Tapi semuanya menyenangkan.

Mobil travel yang akan membawa saya ke Luwuk dari Palu tidak bisa melanjutkan perjalanan karena jembatan di daerah Kabupaten Touna putus diterjang banjir setelah hujan semalaman, sehingga beberapa mobil travel dengan tujuan yang sama memutuskan bermalam di sebuah warung makan – tanpa fasilitas tempat tidur tentu saja.

Pemandangan warung makan malam itu cukup membuat saya betah tidak tertidur, melihat orang-orang yang bergelimpangan di mushola dan mengeluarkan suara koor dengkuran, ada yang tidur menelungkup di atas meja, sampai ada yang memutuskan tidur sambil duduk di dalam mobil.

Malam itu saya menghabiskan dua gelas kopi, berturut-turut pada pukul 2 malam ketika kantuk mulai menyerang dan menjelang subuh ketika mata sudah tidak bisa kompromi lagi. Saya tidak tidur sama sekali, memutuskan ikut nonton acara dangdut di TV yang entah apa sampai mengobrol dengan seorang ibu guru yang baru saja pensiun. Saya cukup beruntung kali ini karena bertemu dengan seorang teman SMP kemudian menghabiskan waktu membahas segala macam bentuk perilaku kami semasa SMP dulu.

Dan baru kali ini saya makan begitu sering di tengah perjalanan.

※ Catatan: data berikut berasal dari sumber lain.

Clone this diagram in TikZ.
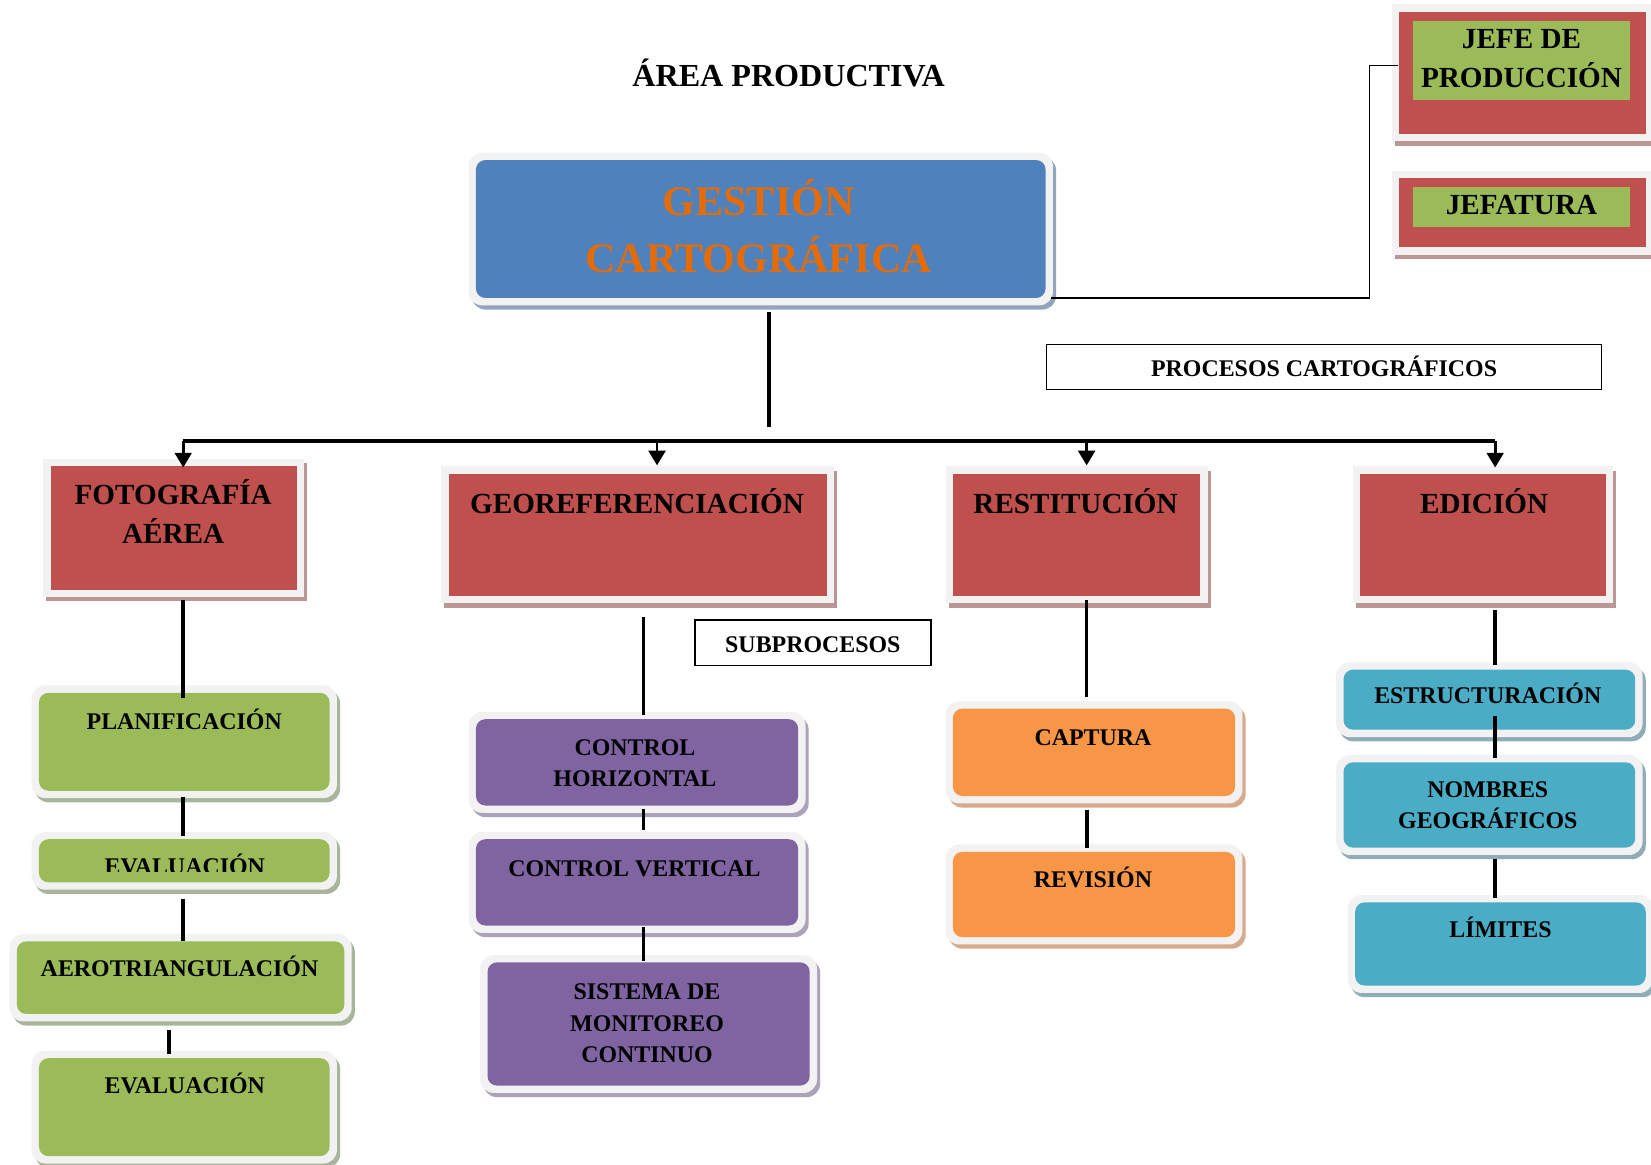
\documentclass[tikz,border=0pt]{standalone}
\usepackage{fontspec}
\setmainfont{Liberation Serif}
\usetikzlibrary{arrows.meta}
\definecolor{framegray}{HTML}{F2F2F2}
\definecolor{cblue}{HTML}{4F81BD}
\definecolor{cred}{HTML}{C0504D}
\definecolor{cgreen}{HTML}{9BBB59}
\definecolor{cpurple}{HTML}{8064A2}
\definecolor{corange}{HTML}{F79646}
\definecolor{caqua}{HTML}{4BACC6}
\definecolor{ctitle}{HTML}{E36C09}
\definecolor{shblue}{HTML}{93A5BE}
\definecolor{shred}{HTML}{BA9696}
\definecolor{shgreen}{HTML}{A9B59B}
\definecolor{shpurple}{HTML}{ACA3BA}
\definecolor{shorange}{HTML}{D6AB8C}
\definecolor{shaqua}{HTML}{8EADB6}
\newcommand{\stk}[1]{\begin{tabular}[t]{@{}c@{}}#1\end{tabular}}
\newcommand{\szTitle}{\fontsize{30.5}{36}\selectfont}
\newcommand{\szGest}{\fontsize{40}{54}\selectfont}
\newcommand{\szA}{\fontsize{27.7}{37.5}\selectfont}
\newcommand{\szB}{\fontsize{22.7}{29.7}\selectfont}
\tikzset{
  framebox/.style={fill=framegray, inner sep=0pt, outer sep=0pt, draw=none},
  txt/.style={inner sep=0pt, outer sep=0pt, font=\bfseries, anchor=base},
  conn/.style={line width=3.4pt},
  thinconn/.style={line width=1.4pt},
  arr/.style={line width=2.6pt, -{Triangle[width=16pt,length=14pt]}},
  labelbox/.style={draw, line width=1.5pt, fill=white, inner sep=0pt, font=\bfseries\szB, text height=19pt, text depth=0pt}
}
% rounded box: name, x1, y1, x2, y2, fill, shadow
\newcommand{\rbox}[7]{%
  \fill[#7, rounded corners=13pt] ({#2+3},{#3+4}) rectangle ({#4+3},{#5+4});
  \node[framebox, rounded corners=13pt, minimum width={#4-#2}, minimum height={#5-#3}] (#1) at ({(#2+#4)/2},{(#3+#5)/2}) {};
  \fill[#6, rounded corners=9pt] ({#2+7},{#3+7}) rectangle ({#4-7},{#5-7});
}
% square box: name, x1, y1, x2, y2
\newcommand{\redbox}[5]{%
  \fill[shred] ({#2+3},{#3+4}) rectangle ({#4+3},{#5+4});
  \node[framebox, minimum width={#4-#2}, minimum height={#5-#3}] (#1) at ({(#2+#4)/2},{(#3+#5)/2}) {};
  \fill[cred] ({#2+7},{#3+7}) rectangle ({#4-7},{#5-7});
}
\begin{document}
\begin{tikzpicture}[x=1pt,y=-1pt]
\useasboundingbox (0,0) rectangle (1568,1106);
\clip (0,0) rectangle (1568,1106);
\fill[white] (0,0) rectangle (1568,1106);

% title
\node[txt] (title) at (749,82) {\szTitle ÁREA PRODUCTIVA};

% top right boxes
\fill[shred] (1325,9) rectangle (1573,139);
\node[framebox, minimum width=248, minimum height=130] (jefe) at (1446,69) {};
\fill[cred] (1329,11) rectangle (1563,127);
\fill[cgreen] (1342,20) rectangle (1548,95);
\node[txt] (jefe-t) at (1445,46.5) {\fontsize{27.7}{37}\selectfont\stk{JEFE DE\\PRODUCCIÓN}};

\fill[shred] (1325,166) rectangle (1573,246);
\node[framebox, minimum width=248, minimum height=80] (jefat) at (1446,202) {};
\fill[cred] (1329,169) rectangle (1563,235);
\fill[cgreen] (1342,178) rectangle (1548,215.5);
\node[txt] (jefat-t) at (1445,204) {\szA JEFATURA};

% main box
\rbox{gest}{445}{145}{1000}{290}{cblue}{shblue}
\node[txt, text=ctitle] (gest-t) at (720.5,204.5) {\szGest\stk{GESTIÓN\\CARTOGRÁFICA}};

% label boxes
\node[labelbox, minimum width=527, minimum height=43] (proc) at (1257.5,348.5) {PROCESOS CARTOGRÁFICOS};
\node[labelbox, minimum width=224, minimum height=43] (subp) at (772,610.5) {SUBPROCESOS};

% level 1
\redbox{foto}{41}{436}{289}{567}
\redbox{geo}{419}{443}{792}{573}
\redbox{rest}{898}{443}{1147}{573}
\redbox{edic}{1285}{443}{1532}{573}
\node[txt] (foto-t) at (164.5,479) {\szA\stk{FOTOGRAFÍA\\AÉREA}};
\node[txt] (geo-t) at (605,487.5) {\szA GEOREFERENCIACIÓN};
\node[txt] (rest-t) at (1021.5,487.5) {\szA RESTITUCIÓN};
\node[txt] (edic-t) at (1409.5,487.5) {\szA EDICIÓN};

% level 2 - green
\rbox{plan}{30}{651}{320}{758}{cgreen}{shgreen}
\rbox{evala}{30}{790}{320}{845}{cgreen}{shgreen}
\rbox{aero}{9}{887}{334}{970}{cgreen}{shgreen}
\rbox{evalb}{30}{998}{320}{1105}{cgreen}{shgreen}
\node[txt] (plan-t) at (175,693) {\szB PLANIFICACIÓN};
\begin{scope}
  \clip (37,797) rectangle (313,828);
  \node[txt] (evala-t) at (175.5,830.5) {\szB EVALUACIÓN};
\end{scope}
\node[txt] (aero-t) at (170.5,927.5) {\szB AEROTRIANGULACIÓN};
\node[txt] (evalb-t) at (175.5,1038.5) {\szB EVALUACIÓN};

% level 2 - purple
\rbox{ch}{445}{676}{765}{772}{cpurple}{shpurple}
\rbox{cv}{445}{790}{765}{886}{cpurple}{shpurple}
\rbox{smc}{456}{907}{776}{1038}{cpurple}{shpurple}
\node[txt] (ch-t) at (603,717.5) {\szB\stk{CONTROL\\HORIZONTAL}};
\node[txt] (cv-t) at (602.5,832.5) {\szB CONTROL VERTICAL};
\node[txt] (smc-t) at (614.5,949.5) {\szB\stk{SISTEMA DE\\MONITOREO\\CONTINUO}};

% level 2 - orange
\rbox{cap}{898}{666}{1180}{763}{corange}{shorange}
\rbox{rev}{898}{802}{1180}{897}{corange}{shorange}
\node[txt] (cap-t) at (1038,708) {\szB CAPTURA};
\node[txt] (rev-t) at (1038,842.5) {\szB REVISIÓN};

% level 2 - aqua
\rbox{est}{1269}{629}{1560}{700}{caqua}{shaqua}
\rbox{nom}{1269}{717}{1560}{812}{caqua}{shaqua}
\rbox{lim}{1280}{850}{1570}{943}{caqua}{shaqua}
\node[txt] (est-t) at (1413,668.5) {\szB ESTRUCTURACIÓN};
\node[txt] (nom-t) at (1413,757.5) {\szB\stk{NOMBRES\\GEOGRÁFICOS}};
\node[txt] (lim-t) at (1425,890.5) {\szB LÍMITES};

% connectors
\coordinate (gj) at (730.5,405.5);
\coordinate (busl) at (174,419);
\coordinate (busr) at (1420,419);
\coordinate (a2) at (624,419);
\coordinate (a3) at (1032,419);

\draw[thinconn] ([xshift=-2pt,yshift=7pt]gest.south east) -- ++(302.5,0) |- ([xshift=6pt,yshift=7pt]jefe.west);
\draw[conn] ([xshift=8pt,yshift=-6pt]gest.south) -- (gj);
\draw[conn] (busl) -- (busr);
\draw[arr] (busl) -- ([xshift=9pt,yshift=-8pt]foto.north);
\draw[arr] (a2) -- ([xshift=18.5pt,yshift=1pt]geo.north);
\draw[arr] (a3) -- ([xshift=9.5pt,yshift=1pt]rest.north);
\draw[arr] (busr) -- ([xshift=11.5pt,yshift=-1pt]edic.north);

\draw[conn] ([xshift=9pt,yshift=-3pt]foto.south) -- ([xshift=-1pt,yshift=-12pt]plan.north);
\draw[conn] ([xshift=-1pt,yshift=1pt]plan.south) -- ([xshift=-1pt,yshift=-4pt]evala.north);
\draw[conn] ([xshift=-1pt,yshift=-9pt]evala.south) -- ([xshift=2.5pt,yshift=-7pt]aero.north);
\draw[conn] ([xshift=-11pt,yshift=-8pt]aero.south) -- ([xshift=-14.5pt,yshift=-3pt]evalb.north);

\draw[conn] ([xshift=5.5pt,yshift=-13pt]geo.south) -- ([xshift=6pt,yshift=-3pt]ch.north);
\draw[conn] ([xshift=6pt,yshift=4pt]ch.south) -- ([xshift=6pt,yshift=2pt]cv.north);
\draw[conn] ([xshift=6pt,yshift=6pt]cv.south) -- ([xshift=-5pt,yshift=-6pt]smc.north);

\draw[conn] ([xshift=9.5pt,yshift=3pt]rest.south) -- ([xshift=-7pt,yshift=4pt]cap.north);
\draw[conn] ([xshift=-6.5pt,yshift=-6pt]cap.south) -- ([xshift=-6.5pt,yshift=-3pt]rev.north);

\draw[conn] ([xshift=11.5pt,yshift=-6.5pt]edic.south) -- ([xshift=5.5pt,yshift=-3pt]est.north);
\draw[conn] ([xshift=5.5pt,yshift=20pt]est.south) -- ([xshift=5.5pt,yshift=-3pt]nom.north);
\draw[conn] ([xshift=5.5pt,yshift=-4pt]nom.south) -- ([xshift=-5pt,yshift=-3pt]lim.north);
\end{tikzpicture}
\end{document}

Saya rasa jika kami terjebak sedikit lebih lama lagi bisa dipastikan jarum timbangan saya akan semakin bergeser ke kanan. Mulai dari ngemil coklat, biskuit (yang ada coklatnya), ikan bakar satu porsi malam, sepertiga porsi siang, semangkuk mie rebus yang mungkin karena sedang berada di situasi terjebak banjir sehingga terasa sangat enak, kripik pisang, tahu isi, ah, beruntung dinas perhubungan dengan sigap segera menyambung kembali jembatan yang putus itu sehingga saya tidak perlu berlama-lama untuk menyantap segala makanan yang ada di warung dan yang ditawarkan oleh penumpang lain.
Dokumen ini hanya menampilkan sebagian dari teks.